THE EXERCISE: Output the first line of the listing and each line after it, up to and including the line that contains "const yTicks = [0, 50000, 100000, 150000];", exactly as written, minus the pictures.

[Entries with chart source code]

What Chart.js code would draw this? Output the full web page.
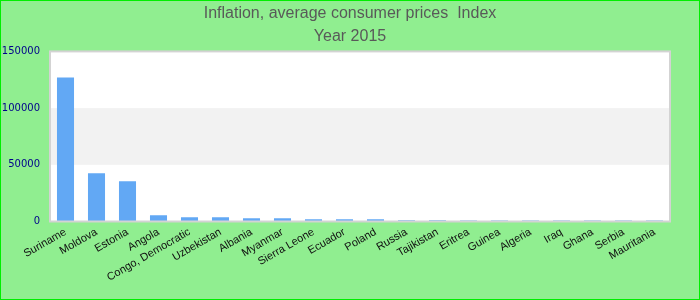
<!DOCTYPE html>
<html>
<head>
<meta charset="utf-8">
<script src="https://cdn.jsdelivr.net/npm/chart.js@4.4.1/dist/chart.umd.min.js"></script>
<style>
  html, body { margin: 0; padding: 0; background: #90ee90; }
  #wrap { width: 700px; height: 300px; position: relative; }
</style>
</head>
<body>
<div id="wrap"><canvas id="chart1" width="700" height="300"></canvas></div>
<script>
const countries = ['Suriname', 'Moldova', 'Estonia', 'Angola', 'Congo, Democratic', 'Uzbekistan', 'Albania', 'Myanmar',
  'Sierra Leone', 'Ecuador', 'Poland', 'Russia', 'Tajikistan', 'Eritrea', 'Guinea', 'Algeria', 'Iraq', 'Ghana',
  'Serbia', 'Mauritania'];

const indexValues = [127000, 42600, 35500, 5500, 3700, 3700, 2800, 2800, 1900, 1900, 1900, 1200, 1000, 950, 950,
  900, 900, 900, 880, 880];

const titleLines = ['Inflation, average consumer prices  Index', 'Year 2015'];

const yTicks = [0, 50000, 100000, 150000];

// paints the green page, white plot area and the grey band
const plotBackground = {
  id: 'plotBackground',
  afterLayout(chart) {
    // center the title over the whole canvas, not the padded box
    if (chart.titleBlock) {
      chart.titleBlock.left = 0;
      chart.titleBlock.right = chart.width;
      chart.titleBlock.width = chart.width;
    }
  },
  beforeDraw(chart) {
    const ctx = chart.ctx;
    const area = chart.chartArea;
    const y = chart.scales.y;
    ctx.save();
    ctx.fillStyle = '#90ee90';
    ctx.fillRect(0, 0, chart.width, chart.height);
    ctx.strokeStyle = '#00ee00';
    ctx.lineWidth = 1;
    ctx.strokeRect(0.5, 0.5, chart.width - 1, chart.height - 1);
    ctx.fillStyle = '#ffffff';
    ctx.fillRect(area.left, area.top, area.right - area.left, area.bottom - area.top);
    const bandTop = y.getPixelForValue(yTicks[2]);
    const bandBottom = y.getPixelForValue(yTicks[1]);
    ctx.fillStyle = '#f2f2f2';
    ctx.fillRect(area.left, bandTop, area.right - area.left, bandBottom - bandTop);
    ctx.restore();
  },
  afterDatasetsDraw(chart) {
    const ctx = chart.ctx;
    const area = chart.chartArea;
    ctx.save();
    ctx.strokeStyle = '#d3d3d3';
    ctx.lineWidth = 2;
    ctx.strokeRect(area.left, area.top, area.right - area.left, area.bottom - area.top);
    ctx.restore();
  },
};

new Chart(document.getElementById('chart1'), {
  type: 'bar',
  data: {
    labels: countries,
    datasets: [
      {
        label: 'Index',
        data: indexValues,
        backgroundColor: '#62a8f4',
        borderWidth: 0,
        barPercentage: 0.55,
        categoryPercentage: 1,
      },
    ],
  },
  options: {
    responsive: false,
    animation: false,
    layout: {
      padding: { left: 1, right: 30, top: 0, bottom: 12 },
    },
    plugins: {
      legend: { display: false },
      tooltip: { enabled: false },
      title: {
        display: true,
        text: titleLines,
        color: '#595959',
        font: { family: 'Liberation Sans, Arial, sans-serif', size: 16, weight: 'normal', lineHeight: 1.45 },
        padding: { top: 2, bottom: 3 },
      },
    },
    scales: {
      y: {
        min: 0,
        max: 150000,
        afterBuildTicks(scale) {
          scale.ticks = yTicks.map(v => ({ value: v }));
        },
        afterFit(scale) {
          scale.width = 49;
        },
        grid: { display: false, drawTicks: false },
        border: { display: false },
        ticks: {
          color: '#00008b',
          padding: 10,
          font: { family: 'DejaVu Sans, sans-serif', size: 10 },
          callback: v => String(v),
        },
      },
      x: {
        grid: { display: false, drawTicks: false },
        border: { display: false },
        ticks: {
          autoSkip: false,
          minRotation: 30,
          maxRotation: 30,
          color: '#111111',
          padding: 4,
          font: { family: 'Liberation Sans, Arial, sans-serif', size: 11 },
        },
      },
    },
  },
  plugins: [plotBackground],
});
</script>
</body>
</html>
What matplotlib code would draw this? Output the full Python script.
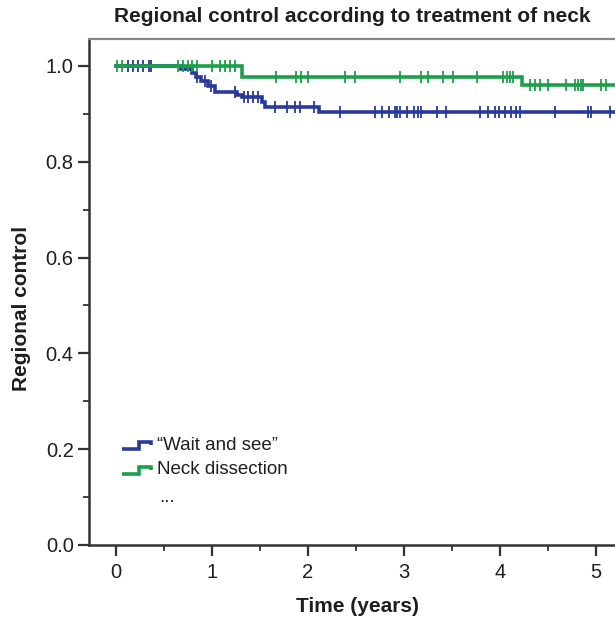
import matplotlib
matplotlib.use("Agg")
import matplotlib.pyplot as plt
from matplotlib.ticker import MultipleLocator

plt.rcParams['font.family'] = ['Liberation Sans', 'DejaVu Sans']

# Kaplan-Meier step data (years, survival)
wait_times = [0.0, 0.68, 0.79, 0.83, 0.89, 0.96, 1.03, 1.26, 1.31, 1.52, 1.55, 2.12, 5.4]
wait_surv = [1.0, 0.993, 0.985, 0.977, 0.968, 0.957, 0.946, 0.939, 0.934, 0.925, 0.915, 0.904, 0.904]
wait_censor = [0.13, 0.18, 0.23, 0.28, 0.34, 0.37, 0.84, 0.93, 0.99, 1.24, 1.33, 1.38, 1.43, 1.48,
               1.66, 1.78, 1.86, 1.92, 2.06, 2.33, 2.70, 2.77, 2.84, 2.91, 2.93, 2.96, 3.03,
               3.10, 3.15, 3.18, 3.34, 3.44, 3.79, 3.88, 3.95, 3.99, 4.05, 4.12, 4.17, 4.21,
               4.57, 4.92, 4.95, 5.15]

neck_times = [0.0, 1.31, 4.23, 5.4]
neck_surv = [1.0, 0.976, 0.960, 0.960]
neck_censor = [0.01, 0.06, 0.65, 0.70, 0.75, 0.79, 0.84, 1.00, 1.08, 1.14, 1.19, 1.24,
               1.67, 1.88, 1.93, 2.00, 2.39, 2.49, 2.96, 3.18, 3.25, 3.41, 3.51, 3.76,
               4.03, 4.07, 4.10, 4.14, 4.31, 4.36, 4.42, 4.50, 4.69, 4.78, 4.81, 4.84,
               4.87, 5.05, 5.10]

labels = ["\u201cWait and see\u201d", "Neck dissection"]
blue = "#28399a"
green = "#1c9f4b"
ink = "#1e1e1e"


def surv_at(times, surv, t):
    s = surv[0]
    for ti, si in zip(times, surv):
        if ti <= t:
            s = si
    return s


fig = plt.figure(figsize=(6.15, 6.22), dpi=100)
ax = fig.add_axes([89 / 615, 1 - 545 / 622, 530 / 615, 506 / 622])

for times, surv, cens, col in [(wait_times, wait_surv, wait_censor, blue),
                               (neck_times, neck_surv, neck_censor, green)]:
    ax.step(times, surv, where="post", color=col, lw=2.6, solid_joinstyle="miter")
    ax.plot(cens, [surv_at(times, surv, c) for c in cens], ls="none", marker="|",
            ms=8, mew=1.3, color=col)

ax.set_xlim(-0.281, 5.24)
ax.set_ylim(0.0, 1.056)
ax.xaxis.set_major_locator(MultipleLocator(1))
ax.xaxis.set_minor_locator(MultipleLocator(0.5))
ax.yaxis.set_major_locator(MultipleLocator(0.2))
ax.yaxis.set_minor_locator(MultipleLocator(0.1))
ax.yaxis.set_major_formatter(matplotlib.ticker.FormatStrFormatter("%.1f"))
ax.tick_params(which="major", length=8, width=1.6, color="#333333", labelsize=14.5,
               labelcolor=ink)
ax.tick_params(axis="y", which="major", pad=3)
ax.tick_params(axis="x", which="major", pad=5)
ax.tick_params(which="minor", length=4, width=1.3, color="#333333")
ax.spines["right"].set_visible(False)
ax.spines["left"].set_color("#333333")
ax.spines["left"].set_linewidth(1.8)
ax.spines["bottom"].set_color("#333333")
ax.spines["bottom"].set_linewidth(1.8)
ax.spines["top"].set_color("#888888")
ax.spines["top"].set_linewidth(1.6)

# legend drawn by hand to mimic the step-shaped keys
gx = [0.0, 0.55, 0.55, 0.95, 0.95]
gy = [0.0, 0.0, 1.0, 1.0, 0.55]
for i, (lab, col) in enumerate([(labels[0], blue), (labels[1], green)]):
    x0 = (122 - 89) / 530
    y0 = (545 - 449 - i * 25) / 506
    ax.plot([x0 + g * 30 / 530 for g in gx], [y0 + g * 7 / 506 for g in gy],
            transform=ax.transAxes, color=col, lw=2.6, solid_joinstyle="miter",
            solid_capstyle="butt")
    ax.text((157 - 89) / 530, y0 + 4 / 506, lab, transform=ax.transAxes,
            fontsize=13.5, color=ink, va="center", ha="left")
ax.text((159 - 89) / 530, (545 - 498) / 506, "...", transform=ax.transAxes,
        fontsize=13.5, color=ink, va="center", ha="left")

fig.text(352 / 615, 1 - 17 / 622, "Regional control according to treatment of neck",
         ha="center", va="center", fontsize=15, fontweight="bold", color=ink)
fig.text(357 / 615, 1 - 606 / 622, "Time (years)", ha="center", va="center",
         fontsize=15, fontweight="bold", color=ink)
fig.text(22 / 615, 1 - 308 / 622, "Regional control", ha="center", va="center",
         rotation=90, fontsize=15, fontweight="bold", color=ink)

fig.savefig("out.png", dpi=100)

EXPECTED OUTPUT:
What Chart.js code would draw this? Output the full web page.
<!DOCTYPE html>
<html>
<head>
<meta charset="utf-8">
<script src="https://cdn.jsdelivr.net/npm/chart.js@4.4.1/dist/chart.umd.min.js"></script>
<style>
  html, body { margin: 0; padding: 0; background: #90ee90; }
  #wrap { width: 700px; height: 300px; position: relative; }
</style>
</head>
<body>
<div id="wrap"><canvas id="chart1" width="700" height="300"></canvas></div>
<script>
const countries = ['Suriname', 'Moldova', 'Estonia', 'Angola', 'Congo, Democratic', 'Uzbekistan', 'Albania', 'Myanmar',
  'Sierra Leone', 'Ecuador', 'Poland', 'Russia', 'Tajikistan', 'Eritrea', 'Guinea', 'Algeria', 'Iraq', 'Ghana',
  'Serbia', 'Mauritania'];

const indexValues = [127000, 42600, 35500, 5500, 3700, 3700, 2800, 2800, 1900, 1900, 1900, 1200, 1000, 950, 950,
  900, 900, 900, 880, 880];

const titleLines = ['Inflation, average consumer prices  Index', 'Year 2015'];

const yTicks = [0, 50000, 100000, 150000];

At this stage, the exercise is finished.